Multi-kilohertz laser plasma acceleration driven by an industrial-grade Yb:YAG laser

Laser plasma accelerators (LPAs) are a promising platform for compact radiation sources. For a wide range of applications, including radiotherapy, ultrafast electron diffraction and time-resolved imaging, stable operation at high repetition rates is essential in order to deliver competitive average particle flux. Here we demonstrate the first LPA driven by an industrial-grade ytterbium-doped yttrium aluminium garnet (Yb:YAG) laser, designed for high-average-power operation. The picosecond laser pulses are post-compressed in a multi-pass cell to 50 fs duration and used to drive the interaction.

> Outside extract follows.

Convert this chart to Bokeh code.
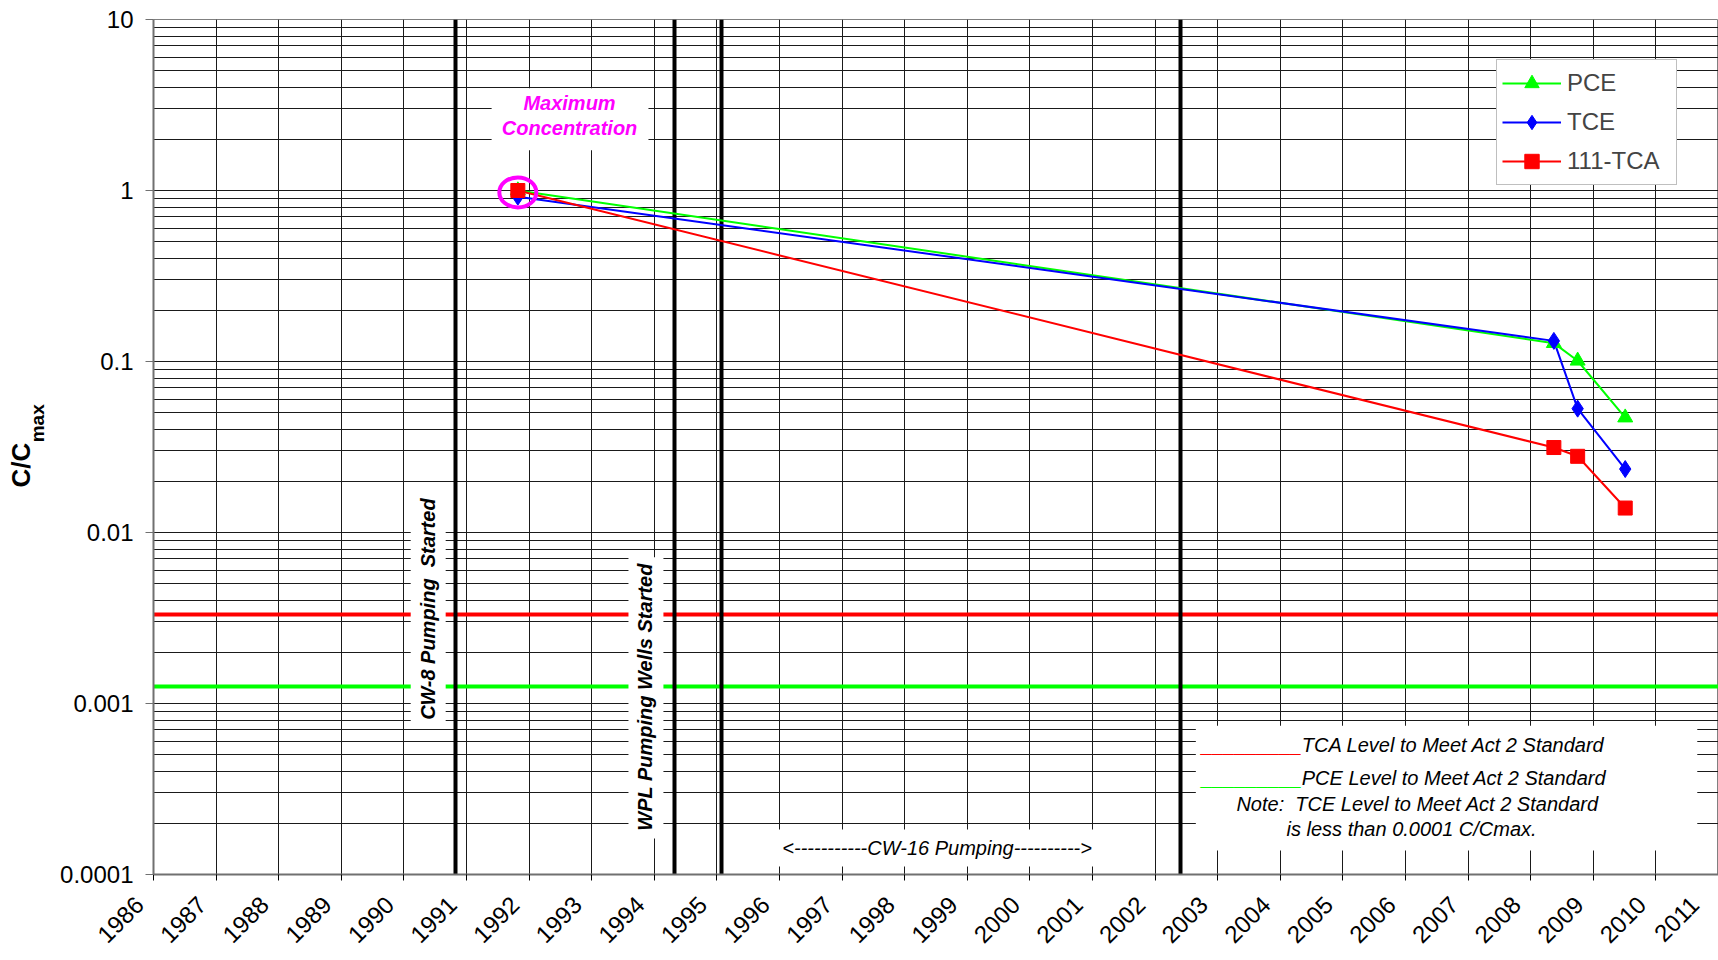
import numpy as np
from bokeh.plotting import figure
from bokeh.models import Range1d, FixedTicker, Label, Legend, LegendItem, LogAxis
from bokeh.embed import file_html
from bokeh.resources import INLINE

# ---------------- data ----------------
sample_years = [1991.82, 2008.37, 2008.75, 2009.51]
pce = [1.0, 0.128, 0.101, 0.047]
tce = [0.92, 0.132, 0.053, 0.0235]
tca = [1.0, 0.0314, 0.0279, 0.0139]

max_conc_year = 1991.82
max_conc_value = 0.975

act2_levels = [0.0033, 0.00126]          # TCA, PCE standard levels
act2_colors = ["#ff0000", "#00ff00"]

event_years = [1990.83, 1994.32, 1995.08, 2002.41]

x_tick_years = list(range(1986, 2012))
x_tick_labels = [str(y) for y in x_tick_years]
y_ticks = [1e-4, 1e-3, 1e-2, 1e-1, 1.0, 10.0]
y_tick_labels = ["0.0001", "0.001", "0.01", "0.1", "1", "10"]
y_minor = [m * 10.0 ** e for e in range(-4, 1) for m in range(2, 10)]

FONT = "Liberation Sans"
NB = "\u00a0"
PAD = NB * 3   # shifts rotated year labels down-left like the original


# reference pixel -> data helpers (for annotation placement)
def rx(px):
    return 1986 + (px - 152.5) / 62.67


def ry(py):
    return 10 ** (1 - (py - 19.0) / 171.4)


p = figure(width=1718, height=960,
           x_range=Range1d(1986, 2011), y_range=Range1d(1e-4, 10),
           y_axis_type="log", output_backend="svg", toolbar_location=None,
           min_border_left=153, min_border_right=0, min_border_top=19,
           min_border_bottom=84)
p.outline_line_color = "#808080"
p.outline_line_width = 1

# x axis
xt = FixedTicker(ticks=x_tick_years)
p.xaxis.ticker = xt
p.xgrid.ticker = xt
p.xaxis.major_label_overrides = {y: lab + PAD for y, lab in zip(x_tick_years, x_tick_labels)}
p.xaxis.major_label_orientation = np.pi / 4
p.xaxis.major_label_text_font = FONT
p.xaxis.major_label_text_font_size = "24px"
p.xaxis.major_label_text_color = "black"
p.xaxis.major_tick_out = 6
p.xaxis.major_tick_in = 0
p.xaxis.minor_tick_line_color = None
p.xaxis.axis_line_color = "#707070"
p.xaxis.axis_line_width = 2
p.xaxis.major_tick_line_color = "black"
p.xaxis.major_label_standoff = 6

# y axis
yt = FixedTicker(ticks=y_ticks, minor_ticks=y_minor)
p.yaxis.ticker = yt
p.ygrid.ticker = yt
p.yaxis.major_label_overrides = dict(zip(y_ticks, y_tick_labels))
p.yaxis.major_label_text_font = FONT
p.yaxis.major_label_text_font_size = "24px"
p.yaxis.major_label_text_color = "black"
p.yaxis.major_tick_out = 8
p.yaxis.major_tick_in = 0
p.yaxis.minor_tick_line_color = None
p.yaxis.axis_line_color = "#707070"
p.yaxis.axis_line_width = 2
p.yaxis.major_tick_line_color = "#707070"
p.yaxis.major_label_standoff = 12
# subscript part of the title "C/C_max" sits on the main axis
p.yaxis.axis_label = NB * 9 + "max"
p.yaxis.axis_label_text_font = FONT
p.yaxis.axis_label_text_font_size = "19px"
p.yaxis.axis_label_text_font_style = "bold"
p.yaxis.axis_label_text_color = "black"
p.yaxis.axis_label_standoff = 9

# outer (label-only) axis carrying "C/C"
title_axis = LogAxis(ticker=FixedTicker(ticks=[]), axis_label="C/C" + NB * 5,
                     axis_line_color=None, major_tick_line_color=None,
                     minor_tick_line_color=None, major_tick_out=0,
                     major_label_standoff=0, axis_label_standoff=-11,
                     axis_label_text_font=FONT, axis_label_text_font_size="26px",
                     axis_label_text_font_style="bold", axis_label_text_color="black")
p.add_layout(title_axis, "left")

p.xgrid.grid_line_color = "#1a1a1a"
p.xgrid.grid_line_width = 1
p.ygrid.grid_line_color = "#1a1a1a"
p.ygrid.grid_line_width = 1
p.ygrid.minor_grid_line_color = "#1a1a1a"
p.ygrid.minor_grid_line_width = 1

# Act 2 standard levels
p.hspan(y=act2_levels, line_color=act2_colors, line_width=4)

# white text boxes (reference pixel boxes: left, right, top, bottom)
boxes = [(491, 648, 88, 150),
         (410, 445, 492, 726),
         (628, 663, 558, 840),
         (768, 1105, 831, 868),
         (1196, 1698, 727, 852)]
p.quad(left=[rx(b[0]) for b in boxes], right=[rx(b[1]) for b in boxes],
       top=[ry(b[2]) for b in boxes], bottom=[ry(b[3]) for b in boxes],
       fill_color="white", line_color=None)

# event lines
p.vspan(x=event_years, line_color="black", line_width=4)

# data
l_pce = p.line(sample_years, pce, line_color="#00ff00", line_width=2)
l_tce = p.line(sample_years, tce, line_color="#0000ff", line_width=2)
l_tca = p.line(sample_years, tca, line_color="#ff0000", line_width=2)
s_pce = p.scatter(sample_years, pce, marker="triangle", size=15,
                  fill_color="#00ff00", line_color="#00ff00")
s_tce = p.scatter(sample_years, tce, marker="diamond", size=17,
                  fill_color="#0000ff", line_color="#0000ff")
s_tca = p.scatter(sample_years, tca, marker="square", size=14,
                  fill_color="#ff0000", line_color="#ff0000")

p.ellipse(x=[max_conc_year], y=[max_conc_value], width=37, height=30,
          width_units="screen", height_units="screen",
          fill_color=None, line_color="#ff00ff", line_width=4)

legend = Legend(items=[LegendItem(label="PCE", renderers=[l_pce, s_pce]),
                       LegendItem(label="TCE", renderers=[l_tce, s_tce]),
                       LegendItem(label="111-TCA", renderers=[l_tca, s_tca])],
                location=(1343, 689))
legend.label_text_font = FONT
legend.label_text_font_size = "24px"
legend.glyph_width = 59
legend.glyph_height = 36
legend.label_height = 36
legend.label_width = 104
legend.spacing = 3
legend.padding = 5
legend.label_standoff = 6
legend.border_line_color = "#808080"
legend.border_line_width = 1.5
legend.background_fill_color = "white"
legend.background_fill_alpha = 1
p.add_layout(legend)


def add_text(txt, px, py, size, style="normal", color="black",
             align="left", angle=0.0):
    p.add_layout(Label(x=rx(px), y=ry(py), text=txt, text_font=FONT,
                       text_font_size=f"{size}px", text_font_style=style,
                       text_color=color, text_align=align,
                       text_baseline="middle", angle=angle))


add_text("Maximum", 569, 103, 20, "bold italic", "#ff00ff", "center")
add_text("Concentration", 569, 128, 20, "bold italic", "#ff00ff", "center")
add_text("CW-8 Pumping" + NB + " Started", 427, 610, 20, "bold italic", "black",
         "center", np.pi / 2)
add_text("WPL Pumping Wells Started", 645, 698, 20, "bold italic", "black",
         "center", np.pi / 2)
add_text("<" + "-" * 11 + "CW-16 Pumping" + "-" * 10 + ">", 937, 849, 20,
         "italic", "black", "center")
add_text("_________", 1202, 746, 20, "italic", "#ff0000")
add_text("TCA Level to Meet Act 2 Standard", 1302, 746, 20, "italic")
add_text("_________", 1202, 779, 20, "italic", "#00ff00")
add_text("PCE Level to Meet Act 2 Standard", 1302, 779, 20, "italic")
add_text("Note:" + NB + " TCE Level to Meet Act 2 Standard", 1418, 805, 20, "italic",
         "black", "center")
add_text("is less than 0.0001 C/Cmax.", 1412, 830, 20, "italic", "black", "center")

open("out.html", "w").write(file_html(p, INLINE))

The electron accelerator is operated in burst mode, at repetition rates tuneable from 0.625 to 6.25 kHz, representing a substantial increase compared to the state-of-the-art. Across this range, the electron beam properties remain unchanged, with average charges of 10-12 pC per shot, divergences of 50-70 mrad, and Maxwellian-like spectra extending to a few MeV. Numerical simulations capture the key features of the experimental observations and indicate acceleration in the self-modulated regime, enabled by relativistic self-focusing in near-critical-density plasma. Combining industrial high-average-power laser technology with plasma-based acceleration, these results represent a key step toward scalable, compact high-repetition-rate electron sources for medical, imaging and industrial applications.